▶ [EXERCISE DIRECTIONS]
Extract exactly the run of lines starting at the line that holds "What TikZ code" and ending at the line that holds "(0,0) rectangle (881,482);", both included.
---- SUPPLIED INFORMATION
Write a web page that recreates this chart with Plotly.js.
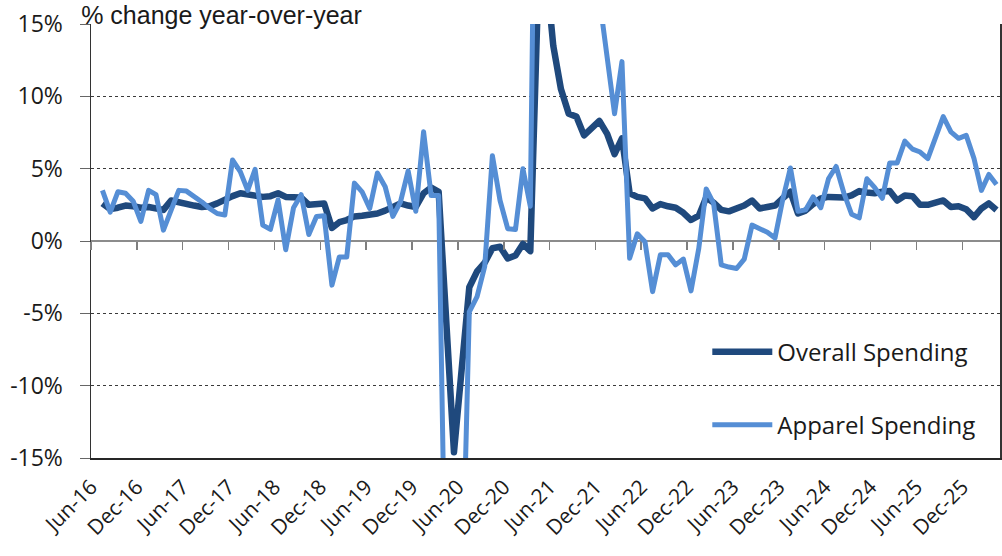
--------
---- SUPPLIED INFORMATION
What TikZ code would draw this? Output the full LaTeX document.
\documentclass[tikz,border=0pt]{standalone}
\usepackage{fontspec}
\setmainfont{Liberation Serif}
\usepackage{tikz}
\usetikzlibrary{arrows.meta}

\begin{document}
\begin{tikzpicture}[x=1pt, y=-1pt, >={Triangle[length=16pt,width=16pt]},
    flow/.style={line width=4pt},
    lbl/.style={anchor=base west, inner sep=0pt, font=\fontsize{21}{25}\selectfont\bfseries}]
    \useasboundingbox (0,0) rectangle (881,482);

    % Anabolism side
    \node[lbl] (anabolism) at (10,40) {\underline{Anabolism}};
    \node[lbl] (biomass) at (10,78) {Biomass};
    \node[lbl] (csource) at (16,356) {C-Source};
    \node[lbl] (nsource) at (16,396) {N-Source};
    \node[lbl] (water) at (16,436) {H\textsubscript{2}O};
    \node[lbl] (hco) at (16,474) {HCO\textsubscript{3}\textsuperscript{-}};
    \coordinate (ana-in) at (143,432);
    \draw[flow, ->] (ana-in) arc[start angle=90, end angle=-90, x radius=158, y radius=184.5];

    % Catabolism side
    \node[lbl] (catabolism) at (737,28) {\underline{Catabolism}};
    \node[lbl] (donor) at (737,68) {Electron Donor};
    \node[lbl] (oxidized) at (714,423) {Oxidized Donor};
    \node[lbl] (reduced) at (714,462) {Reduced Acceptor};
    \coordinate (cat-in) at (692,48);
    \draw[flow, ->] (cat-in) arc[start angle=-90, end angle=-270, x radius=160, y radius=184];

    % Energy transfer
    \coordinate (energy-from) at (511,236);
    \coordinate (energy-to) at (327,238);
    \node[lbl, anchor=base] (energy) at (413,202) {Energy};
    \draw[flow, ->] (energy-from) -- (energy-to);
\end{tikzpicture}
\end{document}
--------
---- SUPPLIED INFORMATION
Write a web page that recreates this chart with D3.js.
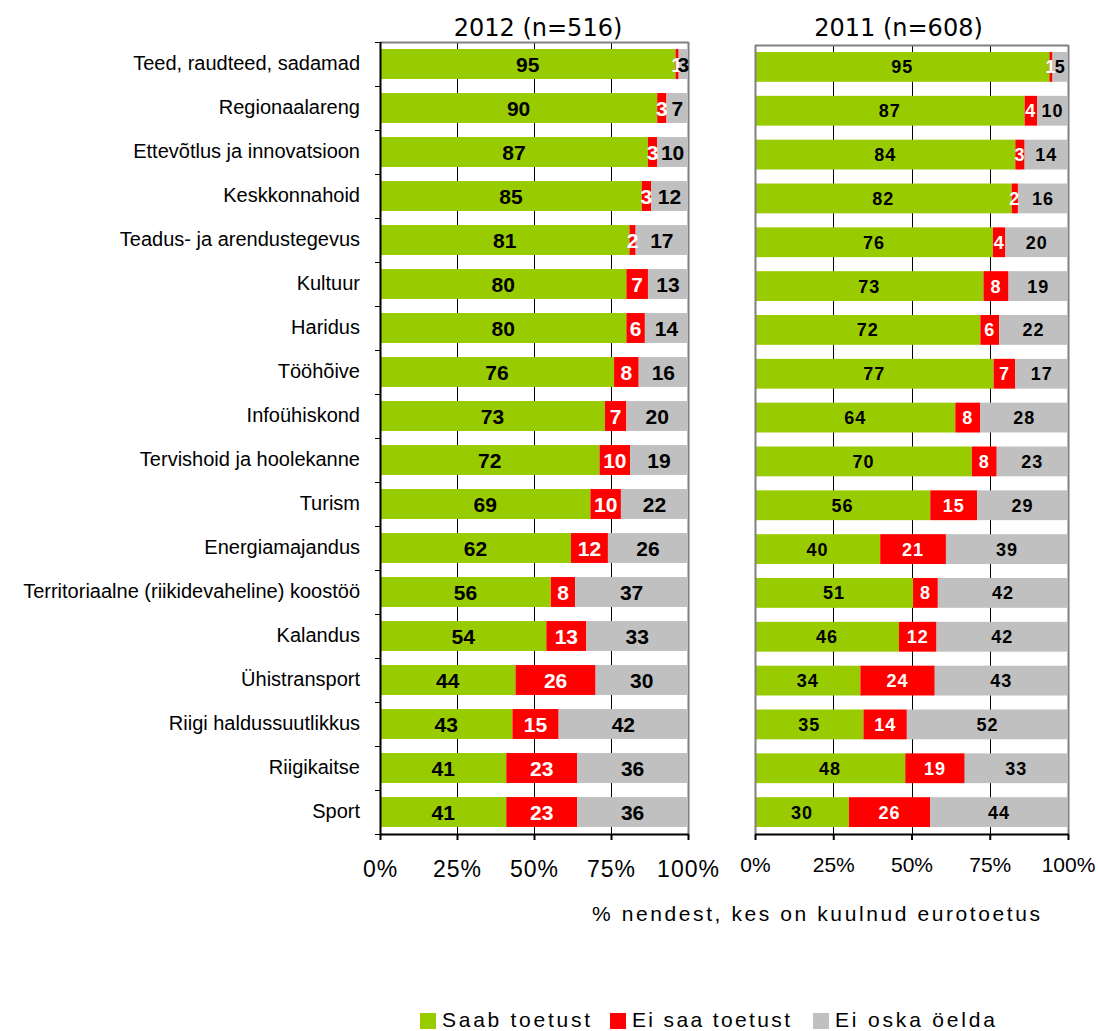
--------
▶ [SOLUTION TO THE EXERCISE]
What TikZ code would draw this? Output the full LaTeX document.
\documentclass[tikz,border=0pt]{standalone}
\usepackage{fontspec}
\setmainfont{Liberation Serif}
\usepackage{tikz}
\usetikzlibrary{arrows.meta}

\begin{document}
\begin{tikzpicture}[x=1pt, y=-1pt, >={Triangle[length=16pt,width=16pt]},
    flow/.style={line width=4pt},
    lbl/.style={anchor=base west, inner sep=0pt, font=\fontsize{21}{25}\selectfont\bfseries}]
    \useasboundingbox (0,0) rectangle (881,482);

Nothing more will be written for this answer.